Genere: Thriller, Horror
Attori: Elle Fanning, Abbey Lee, Jena Malone, Alessandro Nivola
Regista: Nicolas Winding Refn
Anno: 2016
Durata: 118 min
Musiche: Cliff Martinez
Voto: ***1/2
Jesse (Elle Fanning), una giovanissima aspirante modella, armata solo della sua bellezza si trasferisce a Los Angeles. Jesse si fa notare e diviene presto la musa ispiratrice di un grande stilista (Alessandro Nivola); inizia così il suo sogno ma allo stesso tempo il suo incubo.
Dopo averci deliziato con i lungometraggi “Bronson” e “Solo Dio perdona”, Nicolas Winding Refn torna alla regia con “The Neon Demon”, un film sul mondo della moda e sulla bellezza. Il regista danese dimostra ancora una volta il suo animo ribelle contro quel cinema radical chic e la sua traboccante cultura cinematografica che spazia dal cinema d’autore agli horror dell’age d’or italiana.
Inquadrature kubrickiane, luci e fotografia che ricordano il compianto Mario Bava e che si riallacciano per induzione a “Suspiria” di Dario Argento.
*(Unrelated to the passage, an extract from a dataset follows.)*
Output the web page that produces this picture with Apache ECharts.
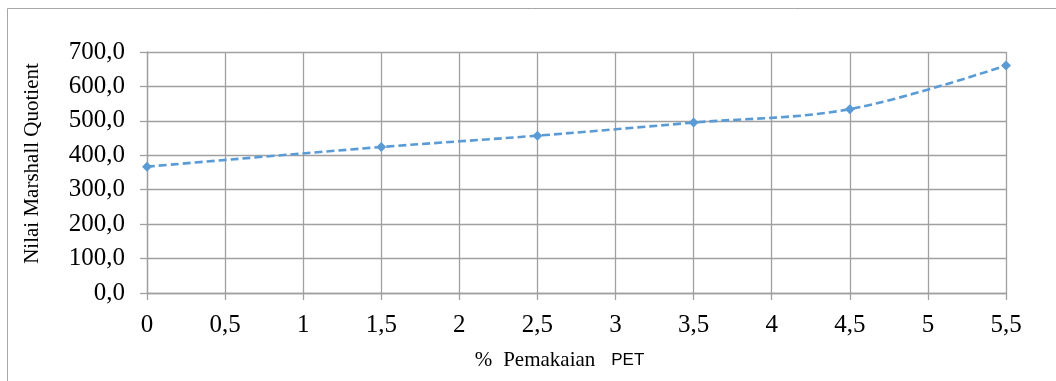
<!DOCTYPE html>
<html>
<head>
<meta charset="utf-8">
<script src="https://cdn.jsdelivr.net/npm/echarts@6/dist/echarts.min.js"></script>
<style>
  html, body { margin: 0; padding: 0; background: #fff; }
  #chart { width: 1056px; height: 381px; }
</style>
</head>
<body>
<div id="chart"></div>
<script>
// PET content (%) and the Marshall Quotient measured at each content
const petContent = [0, 1.5, 2.5, 3.5, 4.5, 5.5];
const marshallQuotient = [367, 424, 457, 495, 534, 661];

const yTickStep = 100;
const yMax = 700;
const xTickStep = 0.5;
const xMax = 5.5;

const gridColor = '#a0a0a0';
const lineColor = '#5b9bd5';
const comma = v => String(v).replace('.', ',');

const chart = echarts.init(document.getElementById('chart'), null, { renderer: 'canvas' });

chart.setOption({
  backgroundColor: '#ffffff',
  animation: false,
  graphic: [{
    type: 'rect',
    shape: { x: 7.5, y: 8.5, width: 1200, height: 500 },
    style: { fill: 'none', stroke: '#a6a6a6', lineWidth: 1 },
    silent: true
  }],
  grid: { left: 147, right: 50, top: 52, bottom: 88 },
  xAxis: {
    type: 'value',
    min: 0,
    max: xMax,
    interval: xTickStep,
    name: '{a|%}{g|}{a|Pemakaian}{h|}{b|PET}',
    nameLocation: 'middle',
    nameGap: 55,
    nameTextStyle: {
      padding: [0, 34, 0, 0],
      rich: {
        a: { fontFamily: 'Liberation Serif', fontSize: 21, lineHeight: 24, color: '#000' },
        g: { width: 11 },
        h: { width: 16 },
        b: { fontFamily: 'Liberation Sans', fontSize: 17, lineHeight: 24, color: '#000' }
      }
    },
    axisLine: { show: true, lineStyle: { color: gridColor, width: 1.3 } },
    axisTick: { show: true, length: 7, lineStyle: { color: gridColor, width: 1.3 } },
    splitLine: { show: true, lineStyle: { color: gridColor, width: 1.3 } },
    axisLabel: {
      margin: 20,
      fontFamily: 'Liberation Serif',
      fontSize: 25,
      color: '#000',
      formatter: v => comma(v)
    }
  },
  yAxis: {
    type: 'value',
    min: 0,
    max: yMax,
    interval: yTickStep,
    name: 'Nilai Marshall Quotient',
    nameLocation: 'middle',
    nameRotate: 90,
    nameGap: 104,
    nameTextStyle: {
      fontFamily: 'Liberation Serif',
      fontSize: 21,
      color: '#000',
      padding: [0, 0, 0, 18]
    },
    axisLine: { show: true, lineStyle: { color: gridColor, width: 1.3 } },
    axisTick: { show: true, length: 7, lineStyle: { color: gridColor, width: 1.3 } },
    splitLine: { show: true, lineStyle: { color: gridColor, width: 1.3 } },
    axisLabel: {
      margin: 22,
      fontFamily: 'Liberation Serif',
      fontSize: 25,
      color: '#000',
      formatter: v => comma(v.toFixed(1))
    }
  },
  series: [{
    type: 'line',
    data: petContent.map((x, i) => [x, marshallQuotient[i]]),
    smooth: 0.35,
    symbol: 'diamond',
    symbolSize: 10,
    itemStyle: { color: lineColor },
    lineStyle: { color: lineColor, width: 2.6, type: [8, 4] }
  }]
});
</script>
</body>
</html>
L’industria della moda fabbrica corpi, incide nuove tavole della legge sulle quali sono scolpiti nuovi dogmi sulla bellezza esteriore; dogmi e principi apodittici di cui noi tutti ci assuefacciamo e ricerchiamo con la stessa arguzia e sete dello zombi romeriano che brama carne fresca.
Il film parla proprio di questo: carne fresca da macello.
Ma chi definisce questi canoni di bellezza? Di fatto tali schemi ci capeggiano e ci modellano a “loro immagine e somiglianza”.
Nell’universo della moda valgono le stesse regole del capitalismo, il corpo diviene di fatto merce e oggetto di consumo, un mondo folle dove vige la regola del più forte e dove gli esseri umani si divorano letteralmente l’un l’altro per scalare la montagna del successo. Impossibile non rievocare a tal proposito “Society” il capolavoro del maestro dell’horror Brian Yuzna, dove la classe borghese divorava e assorbiva, in un’orgia mondana di cannibali, l’uomo comune, l’eterno perdente: una potente immagine metaforica di puro terrore.
The Neon Demon partecipò all’ultimo Festival di Cannes e venne da molti criticato, destò scalpore per le sue immagini e le sue note orrorifiche.
Musiche di Cliff Martinez che aveva militato con l’avanguardista musicale per eccellenza “Captain Beefheart” e che ci regala una colonna sonora elettronica, elegante e sublime.
La strada che il film percorre non porta tuttavia a disprezzare il corpo e l’estetica, se così fosse sarebbe il tutto un enorme cortocircuito: si pensi ad ogni meticolosa inquadratura e alla messa in scena. Non dovremmo dunque essere gli abitanti del retromondo, vivere al di là di noi stessi, la bellezza è concreta ma, cosa più importante, è adesso. Coloro che disprezzano il corpo e la materia per una venerazione spirituale sono schiavi del loro “sé” che induce l’Io a pensare. L’Io pensante crea piacere e pena, ci insegna a disprezzare e apprezzare inoltre crea lo spirito come una mano della sua volontà e ciò ci rende ciechi. Il nostro “sé” pur di voler elargire il suo senso creativo in tutte le forme e trovare fatue giustificazioni si costruisce un mondo fittizio, irreale, fatto di antimateria e dove la grazia può essere raggiunta solo in un tempo futuro. Bisognerebbe dunque rivendicare e apprezzare una condizione terrena, di fondo e anticapitalistica, vivere l’attimo, ricongiungersi al corpo, alla materia, alla vita, alla terra, all’innocente bellezza della natura; un’invidia inconscia si cela nello sguardo bieco del disprezzo.